The Rev. Dr. Martin Luther King, Jr. frequently declared “the arc of the moral universe is long, but it bends toward justice.”  That paraphrase was taken from a sermon given by The Rev. Theodore Parker and published in 1853.  The fuller excerpt reads:

“I do not pretend to understand the moral universe; the arc is a long one, and my eye reaches but little ways; I cannot calculate the curve and complete the figure by the experience of sight.  I can divine it by conscience.  And from what I see I am sure it bends toward justice.”

Mr. Parker acknowledges that he is not capable of seeing the complete picture.  But based on what he can see [“traces”] he has made a decision: “And from what I see I am sure it bends toward justice.”  These words deserve respectful attention; Mr.

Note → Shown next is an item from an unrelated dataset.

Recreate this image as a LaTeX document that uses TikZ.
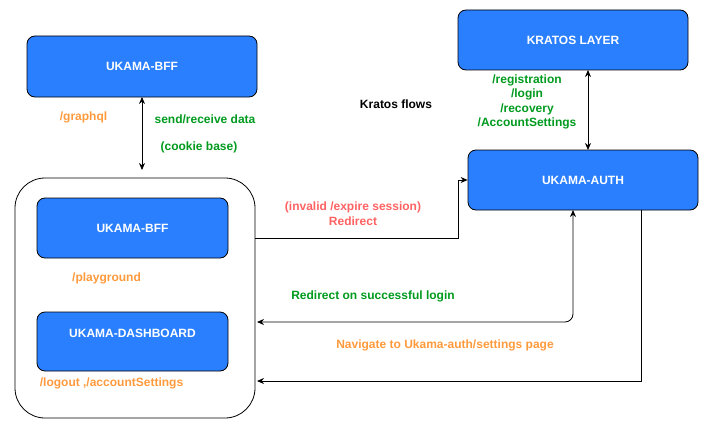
\documentclass[tikz,border=0pt]{standalone}
\usepackage{fontspec}
\setmainfont{Liberation Sans}
\usetikzlibrary{arrows.meta}
\definecolor{boxblue}{HTML}{2A7FFF}
\definecolor{lblorange}{HTML}{FF9A3C}
\definecolor{lblgreen}{HTML}{009A1E}
\definecolor{lblred}{HTML}{FF6262}
\tikzset{
  bluebox/.style={draw=black, line width=0.8pt, fill=boxblue, rounded corners=8pt, text=white, font=\fontsize{12}{14}\selectfont\bfseries, inner sep=0pt},
  lbl/.style={font=\fontsize{12}{14.5}\selectfont\bfseries, inner sep=0pt, align=center},
  conn/.style={draw=black, line width=0.8pt},
  tip/.style={-{Stealth[length=7pt,width=6pt]}},
  tips/.style={{Stealth[length=7pt,width=6pt]}-{Stealth[length=7pt,width=6pt]}},
}
\begin{document}
\begin{tikzpicture}[x=1pt,y=-1pt]
\useasboundingbox (0,0) rectangle (712,436);
% boxes
\node[bluebox, minimum width=230pt, minimum height=61pt] (bfftop) at (142,66.5) {UKAMA-BFF};
\node[draw=black, line width=0.8pt, rounded corners=30pt, minimum width=240pt, minimum height=240pt, inner sep=0pt] (cont) at (135,298) {};
\node[bluebox, minimum width=191pt, minimum height=60pt] (bffin) at (132.5,228) {UKAMA-BFF};
\node[bluebox, minimum width=191pt, minimum height=59pt] (dash) at (132.5,341.5) {};
\node[lbl, text=white] (dashlbl) at (132.5,333) {UKAMA-DASHBOARD};
\node[bluebox, minimum width=230pt, minimum height=60pt] (kratos) at (573,40) {KRATOS LAYER};
\node[bluebox, minimum width=230pt, minimum height=60pt] (auth) at (583,180) {UKAMA-AUTH};
% coordinates
\coordinate (c1) at (142,170);
\coordinate (b1) at (142,97);
\coordinate (k1) at (588,70);
\coordinate (a1) at (588,150);
\coordinate (r0) at (255,238);
\coordinate (r1) at (458,238);
\coordinate (r2) at (458,180);
\coordinate (s0) at (573,210);
\coordinate (s1) at (573,322);
\coordinate (s2) at (257,322);
\coordinate (n0) at (641,210);
\coordinate (n1) at (641,381);
\coordinate (n2) at (257,381);
% connectors
\draw[conn, tips] (b1) -- (c1);
\draw[conn, tips] (k1) -- (a1);
\draw[conn, tip] (r0) -- (r1) -- (r2) -- (auth.west);
\draw[conn, tips, rounded corners=8pt] (s0) -- (s1) -- (s2);
\draw[conn, tip] (n0) -- (n1) -- (n2);
% labels
\node[lbl, text=lblorange] (gql) at (83.5,117) {/graphql};
\node[lbl, text=lblgreen] (srd) at (205,119) {send/receive data};
\node[lbl, text=lblgreen] (cb) at (199,147) {(cookie base)};
\node[lbl, text=black] (kf) at (396,104) {Kratos flows};
\node[lbl, text=lblgreen] (flows) at (527,102) {/registration\\/login\\/recovery\\/AccountSettings};
\node[lbl, text=lblorange] (pg) at (106.5,278) {/playground};
\node[lbl, text=lblorange] (lo) at (111.5,383) {/logout ,/accountSettings};
\node[lbl, text=lblred] (inv) at (353,213.5) {(invalid /expire session)\\Redirect};
\node[lbl, text=lblgreen] (succ) at (373,296) {Redirect on successful login};
\node[lbl, text=lblorange] (nav) at (445,345) {Navigate to Ukama-auth/settings page};
\end{tikzpicture}
\end{document}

Parker was a passionate abolitionist who hid runaway slaves from the South in his home enabling their escape from slavery into freedom.  He followed his wager to its logical conclusion.  He made a wager and acted on it.

The question in today’s gospel is not about the speculation of others, but it is a direct question: to whom and for what do you pledge your loyalty?  The testimony of both readings from the Hebrew scriptures and the psalms is witness to God’s activist intervention always on the side of justice, even when it is nearly impossible to still believe in it.  “Faith is always faith, a decision made in the midst of undecidability.”